Even though there are signs the third quarter began well, many economists, including teams at Royal Bank of Scotland, BNP Paribas and Goldman Sachs, think growth in the second quarter will prove as weak as in the opening three months of the year.
All three banks have downgraded their forecasts to 0.2 per cent in recent weeks. “Growth at this pace is no better than treading water,” said Richard Barwell, senior European economist at RBS.
Their pessimism is down to the poorer performance of the eurozone’s largest economies, with a slowdown in Germany and France expected to have offset improvements in parts of the bloc’s more troubled periphery, most notably Spain.
The Bundesbank, Germany’s central bank, acknowledged this week that the eurozone’s economic powerhouse was unlikely to have grown at all in the second quarter, following a strong start to the year. Conditions in France, the region’s second-largest economy, remain weak despite the latest survey data.
Meanwhile, the performance of bloc’s more distressed periphery continued to strengthen, with activity rising at its fastest pace in seven years.
Manufacturers, which had led the recovery, are now lagging behind their services sector counterparts. Factory activity continued to expand, recording a reading of 51.9, according to the PMI, but this was barely up from June reading of 51.8.

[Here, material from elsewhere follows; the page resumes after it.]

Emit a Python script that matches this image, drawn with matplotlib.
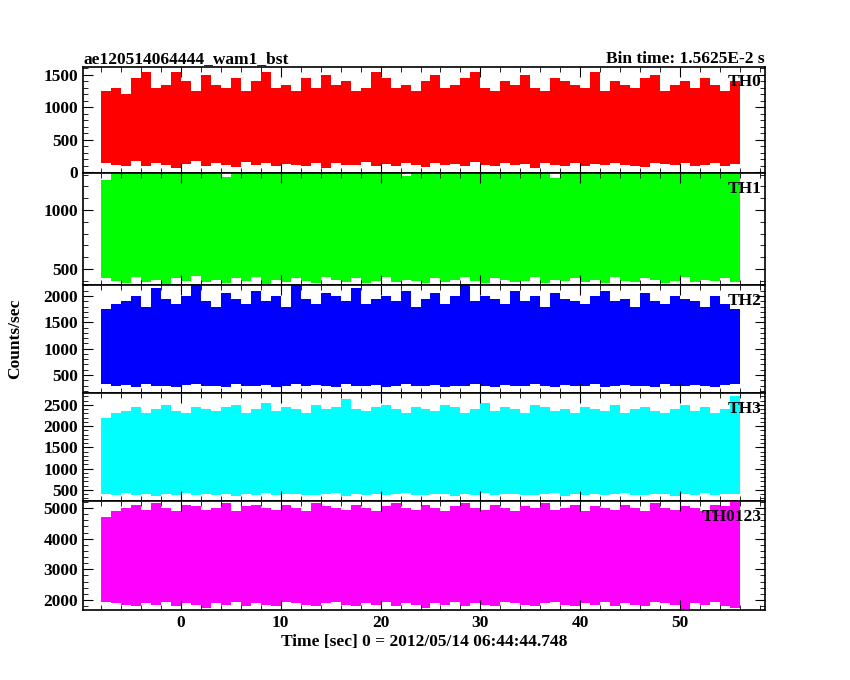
import matplotlib
matplotlib.use("Agg")
import matplotlib.pyplot as plt
import numpy as np

plt.rcParams['font.family'] = ['Liberation Serif', 'DejaVu Serif']
plt.rcParams['font.weight'] = 'bold'

# 1-second envelope bins from -8 to 56 s (upper / lower extremes)
t_edges = list(range(-8, 57))
names = ["TH0", "TH1", "TH2", "TH3", "TH0123"]
colors = ["#ff0000", "#00ff00", "#0000ff", "#00ffff", "#ff00ff"]
ylims = [(-10, 1620), (364, 1313), (158, 2209), (241, 2782), (1674, 5228)]
yticks = [[0, 500, 1000, 1500], [500, 1000], [500, 1000, 1500, 2000],
          [500, 1000, 1500, 2000, 2500], [2000, 3000, 4000, 5000]]

th0_hi = [1250,1300,1200,1450,1550,1300,1350,1550,1400,1250,1500,1350,1300,1450,1250,1400,
          1550,1300,1350,1250,1450,1300,1500,1350,1400,1250,1300,1550,1450,1300,1350,1250,
          1400,1500,1300,1350,1450,1550,1300,1250,1400,1350,1500,1300,1250,1450,1400,1350,
          1300,1550,1250,1400,1350,1300,1450,1500,1250,1350,1400,1300,1450,1350,1250,1400]
th0_lo = [150,120,100,180,90,140,110,60,130,170,100,150,120,80,160,110,140,90,130,120,
          100,150,70,140,120,110,160,90,130,100,150,120,80,140,110,130,90,160,120,100,
          140,110,130,60,150,120,100,140,90,130,110,150,120,100,80,140,130,110,150,90,
          120,140,100,130]
th1_hi = [1313]*64
th1_hi[0] = 1250; th1_hi[12] = 1280; th1_hi[30] = 1290; th1_hi[45] = 1270
th1_lo = [420,400,380,430,390,410,370,420,400,440,390,410,380,420,400,430,370,410,
          390,420,400,380,430,410,390,420,380,400,430,390,410,400,380,420,390,410,
          430,400,380,420,410,390,400,430,380,410,400,420,390,410,380,430,400,390,
          420,410,380,400,430,390,410,400,420,390]
th2_hi = [1750,1850,1900,2000,1800,2150,1950,1850,2000,2200,1900,1800,2050,1950,1850,2100,
          1900,2000,1800,2200,1950,1850,2050,2000,1900,2150,1850,1950,2000,1900,2100,1800,
          1950,2050,1850,2000,2200,1900,2000,1950,1850,2100,1900,2000,1800,2050,1950,1900,
          1850,2000,2100,1900,1950,1800,2050,1900,1850,2000,1950,1900,1800,2000,1850,1750]
th2_lo = [330,300,310,280,320,290,300,270,310,330,290,300,280,320,300,290,310,280,300,
          320,290,310,300,280,320,300,290,310,280,300,320,290,300,310,280,300,290,320,
          300,280,310,300,290,320,300,280,310,290,300,320,280,300,310,290,300,280,320,
          300,290,310,300,280,310,330]
th3_hi = [2200,2300,2350,2450,2300,2400,2500,2350,2300,2450,2400,2350,2450,2500,2300,2400,
          2550,2350,2450,2400,2300,2500,2400,2450,2650,2400,2350,2450,2500,2400,2300,2450,
          2400,2350,2500,2450,2300,2400,2550,2350,2450,2400,2300,2500,2450,2350,2400,2300,
          2450,2400,2350,2500,2300,2400,2450,2350,2300,2400,2500,2350,2450,2300,2400,2700]
th3_lo = [400,380,420,390,410,370,400,380,420,390,400,380,410,370,400,390,420,380,
          400,410,390,380,400,420,370,400,390,410,380,400,420,390,380,400,410,370,
          400,390,420,380,400,410,390,380,400,420,370,400,390,410,380,400,420,390,
          380,400,410,370,400,390,420,380,400,410]
th4_hi = [4700,4900,5000,5100,4950,5150,5000,4900,5100,5050,4950,5000,5150,4900,5050,5100,
          5000,4950,5100,5000,4900,5150,5050,5000,4950,5100,5000,4900,5050,5150,5000,4950,
          5100,5000,4900,5050,5150,5000,4950,5100,5000,4900,5050,5000,5150,4950,5000,5100,
          4900,5050,5000,4950,5100,5000,4900,5150,5000,4950,5050,5000,4900,5100,5050,5200]
th4_lo = [1950,1900,1850,1800,1900,1850,1950,1800,1900,1850,1750,1900,1850,1950,1800,
          1900,1850,1800,1950,1900,1850,1800,1900,1950,1850,1800,1900,1850,1950,1800,
          1900,1850,1750,1900,1850,1950,1800,1900,1850,1800,1950,1900,1850,1800,1900,
          1950,1850,1800,1900,1850,1950,1800,1900,1850,1800,1950,1900,1850,1700,1900,
          1850,1950,1800,1750]
his = [th0_hi, th1_hi, th2_hi, th3_hi, th4_hi]
los = [th0_lo, th1_lo, th2_lo, th3_lo, th4_lo]

FS = 12.5
fig = plt.figure(figsize=(8.5, 6.8), dpi=100)
tops = [67, 173, 285, 393, 501, 610]
L, R = 83/850, 765/850
axes = []
for i in range(5):
    y0 = 1 - tops[i+1]/680
    h = (tops[i+1]-tops[i])/680
    ax = fig.add_axes([L, y0, R-L, h])
    axes.append(ax)
    x = np.array(t_edges)
    hi = np.array(his[i] + [his[i][-1]])
    lo = np.array(los[i] + [los[i][-1]])
    ax.fill_between(x, lo, hi, step='post', color=colors[i], lw=0)
    ax.set_xlim(-9.8, 58.5)
    ax.set_ylim(*ylims[i])
    ax.minorticks_on()
    ax.set_yticks(yticks[i])
    ax.set_xticks(range(0, 60, 10))
    ax.set_xticks(np.arange(-8, 59, 2), minor=True)
    ax.tick_params(which='both', direction='in', top=True, right=True, labelsize=FS)
    ax.tick_params(which='major', length=7)
    ax.tick_params(which='minor', length=3.5)
    ax.text(0.995, 0.93, names[i], transform=ax.transAxes, ha='right', va='top',
            fontsize=FS, fontweight='bold')
    if i < 4:
        ax.tick_params(labelbottom=False)
    for s in ax.spines.values():
        s.set_linewidth(1.2)

axes[0].set_title("ae120514064444_wam1_bst", loc='left', fontsize=FS, fontweight='bold', pad=3)
axes[0].set_title("Bin time: 1.5625E-2 s", loc='right', fontsize=FS, fontweight='bold', pad=3)
axes[4].set_xlabel("Time [sec] 0 = 2012/05/14 06:44:44.748", fontsize=FS, fontweight='bold', labelpad=2)
fig.text(0.008, (1-610/680 + 1-67/680)/2, "Counts/sec", rotation=90, va='center',
         fontsize=FS, fontweight='bold')
fig.savefig("out.png", dpi=100)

Chris Williamson, chief economist at Markit, which compiles the index, said growth remained too weak for companies to take on workers, suggesting unemployment – which stood at 11.6 per cent in May – would remain in double digits.
Mr Williamson added: “Part of the weakness can be attributed to geopolitical concerns and notably worries about the potential economic impact of the escalating situation in Ukraine. The likelihood is that companies will become increasingly reluctant to commit to making big decisions on purchases, investment and hiring.”